The router enforces a hard stop on downstream execution. Payroll engines must consume only validator.valid_records. Quarantine payloads retain raw CSV data alongside exact error signatures to prevent reprocessing loops and enable precise data correction.

Audit Trail & Cross-System Reconciliation

Every missing field exception must generate an immutable audit record. Compliance officers require traceability from ingestion to resolution. Implement row-level checksums and reconciliation flags to align ingested data with prior pay periods and external HRIS snapshots.

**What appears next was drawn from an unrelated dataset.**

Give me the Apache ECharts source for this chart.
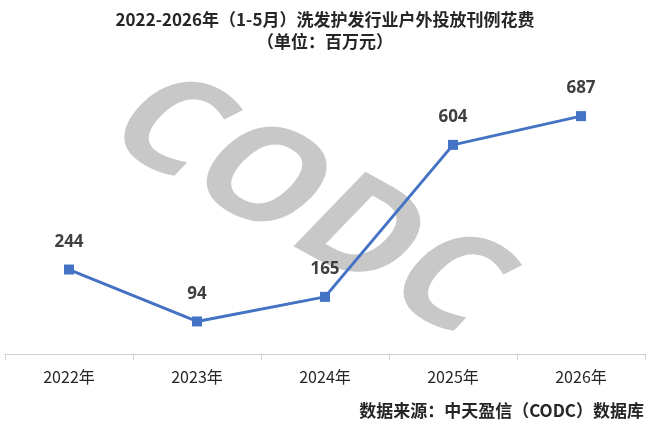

  1. Pre-Ingestion Hash: Generate SHA-256 checksums of raw CSV files. Store alongside import logs to detect vendor-side mutations post-upload.
  2. Field-Level Lineage: Tag each validated record with source_file, import_timestamp, and validation_version. This enables retroactive compliance audits if statutory thresholds change.
  3. Reconciliation Gate: Before final ledger commit, cross-reference employee_id and gross_wages against the source HRIS API. Flag discrepancies exceeding ±$0.01 or ±0.01 hours.

Missing field handling is a compliance control, not a data cleaning exercise. By enforcing explicit header mapping, statutory null intolerance, and deterministic quarantine routing, your pipeline eliminates silent truncation and guarantees audit-ready payroll execution.